The first thing that draws my eye in these photos is the rider's bright blue polo shirt. While I'm told that polo shirts were the standard attire at this particular show, I would much rather see a show shirt and jacket to enhance the overall picture and keep the focus on the horse. If polo shirts are to be worn instead at a hunter schooling show, I would prefer to see a more subtle colour like white, black or navy blue be worn. The polo shirt is correctly tucked into the breeches and worn with a belt, as any show shirt should be.

I also notice that this horse appears to be clean and well-taken care of, looking neither too fat nor too thin. Oiling the hooves before entering the ring would add extra polish to their turnout, as would braiding the mane.

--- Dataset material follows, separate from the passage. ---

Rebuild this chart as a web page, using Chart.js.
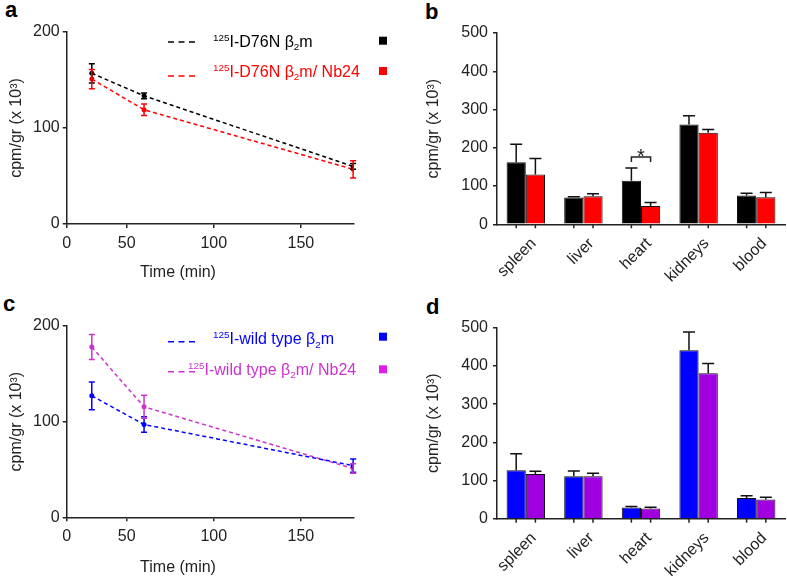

As it is, the mane is neat and short, but braiding would really make them look like they came to win. The legs look trimmed and tidy.

This horse is wearing bulky saddle pads. The shaped pad is too large for this saddle, with several inches of white showing in certain areas instead of the more subtle and preferred one to two inches. On top of that, there's what looks like a black foam pad on top. Not only does this add extra bulk, but the black colour makes it stand out even more. For the two minutes that it takes to go around the show ring, most horses should be able to go without extra padding. If it's needed, perhaps a saddle fitting or change is in order, or a more advanced shaped pad with inserts or natural sheepskin to protect the back.

The tack looks clean and the excess stirrup leather isn't overly long. I personally prefer the look of a solid stirrup iron in the show ring, but I understand why some riders prefer to use safety stirrups.

Elsewhere on the horse, this rider is using a pelham bit without a snaffle rein. This set-up is not appropriate for the hunter ring; there should be attachments to both the snaffle ring and the curb ring, using either a bit converter or two sets of reins, depending on the rules of the class. Using a pelham in the way that we see here means that only the curb (leverage) action of the bit can be used. Because of this, every touch of the reins is amplified in the mouth, and poll pressure is constantly applied. Using a converter allows some of the pressure to be gained through direct contact, lessening the leverage action, and using two sets of reins allows the rider to determine when to use snaffle vs. curb action. This is especially important with a horse that likes to over-jump like this one, because it's so easy to get left behind and end up pulling back on the mouth.

Returning to the rider, I would like to see her wear gloves in the hunter ring. Her hands are very noticeable against her dark horse's neck while jumping, and wearing gloves would harmonize things. Dark gloves should almost always be a standard part of hunter attire. Her breeches and boots are appropriate, with the boots nicely shined. Her hair is neatly contained in her helmet as far as I can see. 

Overall, this horse/rider combination is almost there! Just a few minor changes would bring them from a casual but workmanlike appearance to a polished, formal hunter turnout.